Ok, I'll admit... I have not been so much with the writing lately. It's been an incredibly busy and mentally draining month. But I have been with the reading:
Bite Me by Christopher Moore
The Short Second Life of Bree Tanner by Stephenie Meyer
The Sandman Papers edited by Joe Sanders
By the River Piedra I Sat Down and Wept by Paulo Coelho
Paulo Coelho is one of the strangest authors that I read. I can't get my head around him and constantly vacillate between loving his work and finding it to cloying. I've previously read Brida, The Alchemist, The Witch of Portobello, and Veronika Decides to Die. Each is a small gem, combining beautiful language and spiritual sensibilities that, while I do not share, I can appreciate. Yet when I look at all of these works together, I want to groan a little. It becomes almost pedantic.
I just started reading Cormac McCarthy's Outer Dark this morning. Man, but his voice is the most distinct of any author I've read. You can pick any sentence out of context and say, "Yup, that's McCarthy."
The only other of his books that I have read is The Road. Brilliant, of course, but also problematic for me. And here is my problem: I read the road well over a year and a half ago and while it blew me away, I haven't picked up another McCarthy book since. Why? Because it fucked me up. Big time. And while it takes an incredible author to get into a reader's psyche so completely, it also does the author and reader a disservice. I've been scared to go through such a dark, intense experience again.

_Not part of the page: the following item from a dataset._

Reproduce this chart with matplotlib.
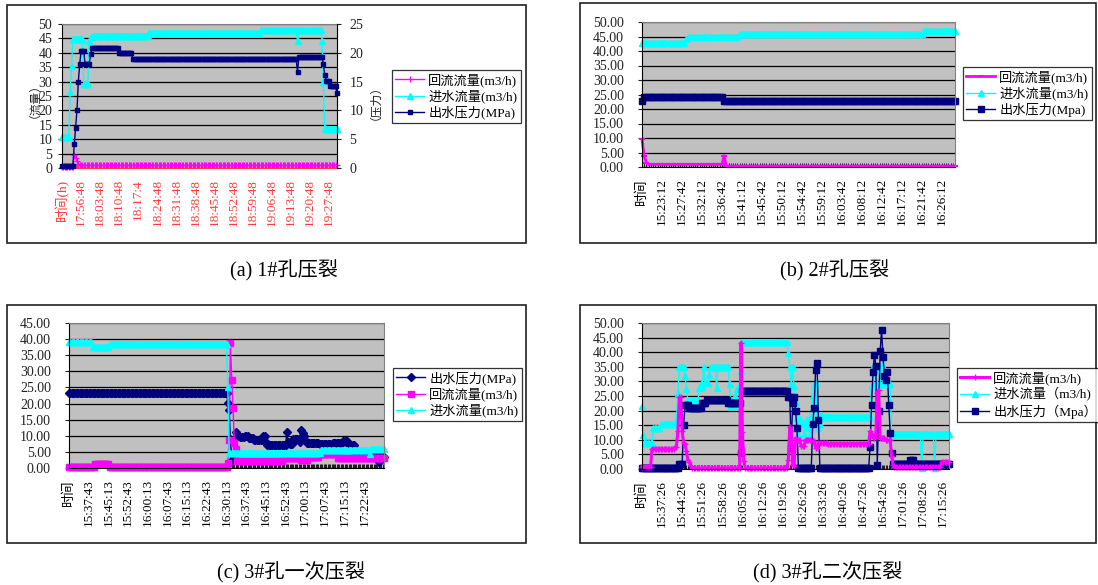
import numpy as np
import matplotlib
matplotlib.use('Agg')
import matplotlib.pyplot as plt
from matplotlib.patches import Rectangle
from matplotlib.ticker import FormatStrFormatter

plt.rcParams['font.family'] = ['Liberation Serif', 'Noto Sans CJK SC']
plt.rcParams['axes.unicode_minus'] = False

W, H = 1098, 585

MAGENTA = '#FF00FF'
CYAN = '#00FFFF'
NAVY = '#000080'
PLOT_BG = '#C0C0C0'
RED = '#FF3A3A'


def expand(runs):
    # (value, repeat) pairs -> flat list of readings
    out = []
    for value, count in runs:
        out += [value] * count
    return out


# ---- (a) 1#孔压裂 ----
a_labels = ['时间(h)', '17:56:48', '18:03:48', '18:10:48', '18:17:4', '18:24:48',
            '18:31:48', '18:38:48', '18:45:48', '18:52:48', '18:59:48',
            '19:06:48', '19:13:48', '19:20:48', '19:27:48']
a_backflow = expand([(0.3, 9), (4.5, 1), (3.5, 1), (2.5, 1), (1.5, 1), (0.9, 190)])
a_inflow = expand([(10.9, 6), (26.5, 1), (35.4, 1), (44.7, 8), (29.0, 4), (44.0, 1),
                   (45.5, 2), (46.0, 41), (47.0, 82), (48.0, 27), (44.0, 1), (48.0, 17),
                   (44.0, 1), (30.0, 1), (14.0, 1), (13.5, 9)])
a_pressure = expand([(0.4, 9), (4.1, 1), (7.0, 1), (10.0, 1), (15.0, 1), (18.0, 1),
                     (20.3, 3), (18.0, 4), (19.8, 1), (20.8, 20), (20.0, 10), (18.9, 121),
                     (16.7, 1), (19.3, 18), (18.0, 1), (16.2, 1), (15.1, 3), (14.2, 5),
                     (13.0, 1)])

# ---- (b) 2#孔压裂 ----
b_labels = ['时间', '15:23:12', '15:27:42', '15:32:12', '15:36:42', '15:41:12',
            '15:45:42', '15:50:12', '15:54:42', '15:59:12', '16:03:42', '16:08:12',
            '16:12:42', '16:17:12', '16:21:42', '16:26:12']
b_backflow = expand([(9.5, 1), (3.8, 1), (1.5, 1), (0.9, 34), (3.9, 1), (0.3, 104)])
b_inflow = expand([(42.8, 20), (44.0, 1), (44.8, 23), (46.0, 83), (47.0, 15)])
b_pressure = expand([(22.6, 1), (24.0, 36), (22.7, 105)])

# ---- (c) 3#孔一次压裂 ----
c_labels = ['时间', '15:37:43', '15:45:13', '15:52:43', '16:00:13', '16:07:43',
            '16:15:13', '16:22:43', '16:30:13', '16:37:43', '16:45:13', '16:52:43',
            '17:00:13', '17:07:43', '17:15:13', '17:22:43']
c_pressure = expand([(23.4, 121), (20.3, 1), (18.0, 1), (9.0, 1), (2.6, 1), (4.0, 1),
                     (3.5, 1), (11.3, 1), (10.6, 1), (9.8, 1), (9.5, 4), (10.0, 3),
                     (9.3, 4), (8.8, 7), (10.0, 2), (8.0, 1), (7.0, 15), (11.3, 1),
                     (8.0, 1), (7.5, 3), (9.0, 5), (8.0, 1), (11.8, 1), (10.8, 1),
                     (9.8, 1), (8.8, 1), (7.8, 10), (7.5, 10), (7.8, 8), (8.3, 4),
                     (7.0, 5), (4.1, 18), (2.0, 1), (3.5, 4)])
c_backflow = expand([(0.3, 20), (1.3, 11), (0.3, 90), (1.5, 1), (8.8, 1), (38.7, 1),
                     (27.2, 1), (18.7, 1), (7.8, 1), (5.9, 1), (2.3, 35), (3.2, 14),
                     (2.5, 5), (3.4, 9), (4.4, 14), (3.0, 36)])
c_inflow = expand([(39.0, 18), (37.4, 13), (38.5, 90), (25.0, 1), (4.8, 70),
                   (5.7, 37), (4.3, 1), (5.8, 11)])

# ---- (d) 3#孔二次压裂 ----
d_labels = ['时间', '15:37:26', '15:44:26', '15:51:26', '15:58:26', '16:05:26',
            '16:12:26', '16:19:26', '16:26:26', '16:33:26', '16:40:26', '16:47:26',
            '16:54:26', '17:01:26', '17:08:26', '17:15:26']
d_backflow = expand([(0.8, 7), (6.9, 16), (7.5, 2), (13.0, 1), (24.5, 2), (13.0, 1),
                     (9.0, 1), (8.5, 1), (6.0, 1), (3.0, 1), (2.5, 1), (1.0, 1),
                     (0.3, 34), (43.3, 1), (12.7, 1), (2.9, 1), (0.3, 30), (3.0, 1),
                     (14.4, 1), (13.0, 1), (1.7, 1), (0.9, 1), (10.6, 1), (10.0, 3),
                     (7.8, 3), (10.0, 4), (9.5, 3), (7.2, 2), (8.9, 7), (8.7, 29),
                     (12.9, 1), (12.0, 1), (11.0, 1), (10.6, 1), (12.0, 1), (26.0, 1),
                     (27.0, 1), (10.6, 4), (9.8, 4), (4.3, 1), (1.5, 1), (0.6, 33),
                     (2.4, 6)])
d_inflow = expand([(21.5, 1), (11.8, 1), (8.9, 6), (14.0, 5), (15.4, 11), (16.5, 1),
                   (26.0, 1), (34.8, 4), (32.0, 1), (27.5, 1), (23.5, 8), (27.7, 1),
                   (29.0, 1), (28.0, 1), (34.8, 1), (29.5, 3), (32.3, 1), (34.8, 4),
                   (27.7, 1), (34.8, 8), (29.0, 1), (21.5, 3), (24.9, 1), (27.5, 1),
                   (28.0, 1), (27.5, 1), (33.4, 1), (43.5, 32), (39.7, 1), (35.0, 1),
                   (28.9, 1), (35.0, 1), (28.5, 1), (23.0, 1), (17.5, 1), (11.8, 1),
                   (17.0, 1), (15.8, 2), (12.0, 1), (15.0, 1), (17.0, 1), (14.0, 1),
                   (12.0, 1), (18.0, 1), (24.9, 1), (28.9, 1), (29.5, 1), (18.0, 1),
                   (14.0, 1), (15.5, 1), (18.6, 1), (17.7, 34), (28.5, 1), (29.0, 1),
                   (35.5, 1), (34.0, 1), (29.0, 3), (35.7, 1), (29.0, 6), (12.0, 21),
                   (0.3, 1), (12.0, 8), (0.5, 1), (12.0, 10)])
d_pressure = expand([(0.5, 26), (1.7, 3), (15.0, 1), (21.8, 3), (21.0, 9), (22.6, 3),
                     (23.7, 15), (22.6, 9), (5.5, 1), (26.6, 32), (24.5, 2), (7.2, 1),
                     (22.6, 1), (24.5, 1), (20.0, 1), (14.0, 1), (0.5, 10), (15.3, 1),
                     (21.0, 1), (34.0, 1), (36.3, 1), (16.9, 1), (0.5, 35), (7.5, 1),
                     (22.0, 1), (33.2, 1), (39.2, 1), (35.4, 1), (1.5, 1), (20.0, 1),
                     (40.5, 1), (47.5, 1), (38.5, 1), (32.0, 1), (30.5, 1), (33.2, 1),
                     (22.0, 1), (12.3, 1), (5.5, 1), (1.8, 12), (3.1, 3), (1.8, 25)])


def frame(l, t, r, b):
    # pixel box -> figure fraction rect
    return [l / W, 1 - b / H, (r - l) / W, (b - t) / H]


def box(fig, l, t, r, b):
    fig.add_artist(Rectangle((l / W, 1 - b / H), (r - l) / W, (b - t) / H,
                             transform=fig.transFigure, fill=False,
                             ec='#202020', lw=1.2))


def style(ax, n, labels, every, ymax, ystep, fmt, ypad, xcolor='black'):
    ax.set_facecolor(PLOT_BG)
    ax.set_xlim(0, n - 1)
    ax.set_ylim(0, ymax)
    ax.set_yticks(np.arange(0, ymax + 0.01, ystep))
    ax.yaxis.set_major_formatter(FormatStrFormatter(fmt))
    ax.set_xticks(np.arange(len(labels)) * every)
    ax.set_xticklabels(labels, rotation=90, color=xcolor)
    ax.set_xticks(np.arange(n), minor=True)
    ax.tick_params(axis='x', which='both', direction='in', length=3, width=0.6,
                   color=xcolor, pad=8, labelsize=9.5)
    ax.tick_params(axis='y', direction='out', length=3, width=0.8, pad=ypad,
                   labelsize=10, colors='#222222')
    ax.yaxis.grid(True, color='black', lw=0.9)
    ax.set_axisbelow(True)
    for side in ('top', 'right'):
        ax.spines[side].set_color('#808080')
    ax.spines['left'].set_color('black')
    ax.spines['bottom'].set_color(xcolor)


def legend(fig, handles, labels, x, y):
    leg = fig.legend(handles, labels, loc='upper left',
                     bbox_to_anchor=(x / W, 1 - y / H), bbox_transform=fig.transFigure,
                     fontsize=9.5, frameon=True, fancybox=False, borderpad=0.25,
                     labelspacing=0.2, handlelength=2.2, handletextpad=0.3,
                     borderaxespad=0)
    leg.get_frame().set_edgecolor('black')
    leg.get_frame().set_linewidth(0.9)
    return leg


fig = plt.figure(figsize=(W / 100, H / 100), dpi=100)
fig.patch.set_facecolor('white')

# panel (a): flow on the left axis, pressure on the right axis
box(fig, 7, 5, 526, 243)
ax = fig.add_axes(frame(62, 24, 337, 168))
n = len(a_pressure)
style(ax, n, a_labels, 14, 50, 5, '%d', 4, xcolor=RED)
ax.tick_params(axis='x', labelcolor=RED)
h1, = ax.plot(np.arange(len(a_backflow)), a_backflow, color=MAGENTA, lw=1,
              marker='+', ms=4, mew=0.8, clip_on=False)
h2, = ax.plot(np.arange(len(a_inflow)), a_inflow, color=CYAN, lw=1,
              marker='^', ms=4.5, mec=CYAN, clip_on=False)
ax2 = ax.twinx()
ax2.set_ylim(0, 25)
ax2.set_yticks(np.arange(0, 26, 5))
ax2.tick_params(axis='y', direction='out', length=3, width=0.8, pad=6,
                labelsize=10, colors='#222222')
ax2.spines['right'].set_color('black')
for side in ('top', 'left', 'bottom'):
    ax2.spines[side].set_visible(False)
h3, = ax2.plot(np.arange(len(a_pressure)), a_pressure, color=NAVY, lw=1,
               marker='s', ms=3.5, clip_on=False)
fig.text(29 / W, 1 - 95 / H, '（流量）', rotation=90, ha='center', va='center',
         fontsize=8.5, color='#222222')
fig.text(369 / W, 1 - 96 / H, '（压力）', rotation=90, ha='center', va='center',
         fontsize=8.5, color='#222222')
legend(fig, [h1, h2, h3], ['回流流量(m3/h)', '进水流量(m3/h)', '出水压力(MPa)'], 392, 70)

# panel (b)
box(fig, 580, 3, 1096, 243)
ax = fig.add_axes(frame(642, 22, 955, 167))
n = len(b_inflow)
style(ax, n, b_labels, 9, 50, 5, '%.2f', 10)
h1, = ax.plot(np.arange(len(b_backflow)), b_backflow, color=MAGENTA, lw=2,
              marker='_', ms=5, mew=1.5, clip_on=False)
h2, = ax.plot(np.arange(len(b_inflow)), b_inflow, color=CYAN, lw=1,
              marker='^', ms=4, clip_on=False)
h3, = ax.plot(np.arange(len(b_pressure)), b_pressure, color=NAVY, lw=1,
              marker='s', ms=4, clip_on=False)
legend(fig, [h1, h2, h3], ['回流流量(m3/h)', '进水流量(m3/h)', '出水压力(Mpa)'], 963, 67)

# panel (c)
box(fig, 7, 305, 526, 543)
ax = fig.add_axes(frame(69, 323, 384, 468))
n = len(c_inflow)
style(ax, n, c_labels, 15, 45, 5, '%.2f', 10)
h1, = ax.plot(np.arange(len(c_pressure)), c_pressure, color=NAVY, lw=1,
              marker='D', ms=4, clip_on=False)
h2, = ax.plot(np.arange(len(c_backflow)), c_backflow, color=MAGENTA, lw=1,
              marker='s', ms=4, clip_on=False)
h3, = ax.plot(np.arange(len(c_inflow)), c_inflow, color=CYAN, lw=1,
              marker='^', ms=4.5, clip_on=False)
legend(fig, [h1, h2, h3], ['出水压力(MPa)', '回流流量(m3/h)', '进水流量(m3/h)'], 393, 368)

# panel (d)
box(fig, 580, 305, 1096, 543)
ax = fig.add_axes(frame(642, 323, 949, 469))
n = len(d_inflow)
style(ax, n, d_labels, 14, 50, 5, '%.2f', 10)
h2, = ax.plot(np.arange(len(d_inflow)), d_inflow, color=CYAN, lw=1,
              marker='^', ms=4.5, clip_on=False)
h3, = ax.plot(np.arange(len(d_pressure)), d_pressure, color=NAVY, lw=1,
              marker='s', ms=4, clip_on=False)
h1, = ax.plot(np.arange(len(d_backflow)), d_backflow, color=MAGENTA, lw=2.2,
              marker='+', ms=4, mew=1, clip_on=False)
legend(fig, [h1, h2, h3], ['回流流量(m3/h)', '进水流量（m3/h)', '出水压力（Mpa）'], 957, 368)

# captions
fig.text(284 / W, 1 - 271 / H, '(a) 1#孔压裂', ha='center', va='center', fontsize=14.5)
fig.text(835 / W, 1 - 271 / H, '(b) 2#孔压裂', ha='center', va='center', fontsize=14.5)
fig.text(291 / W, 1 - 573 / H, '(c) 3#孔一次压裂', ha='center', va='center', fontsize=14.5)
fig.text(828 / W, 1 - 573 / H, '(d) 3#孔二次压裂', ha='center', va='center', fontsize=14.5)

fig.savefig('out.png', dpi=100)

An unintended thread running through all of the books I have recently read is they influence of one book upon another: within the same series (as with Moore and Meyer), those which it comments on (Sanders), and other books by the same author (McCarthy and Coelho). We do not read any individual book in a vacuum and they are each in dialogue with that which we have already read or will read. (My college mise en scene professor will be proud of that I've written that.)
Not sure what implications this thought will have on my own writing, but it is an observation that I will try not to forget.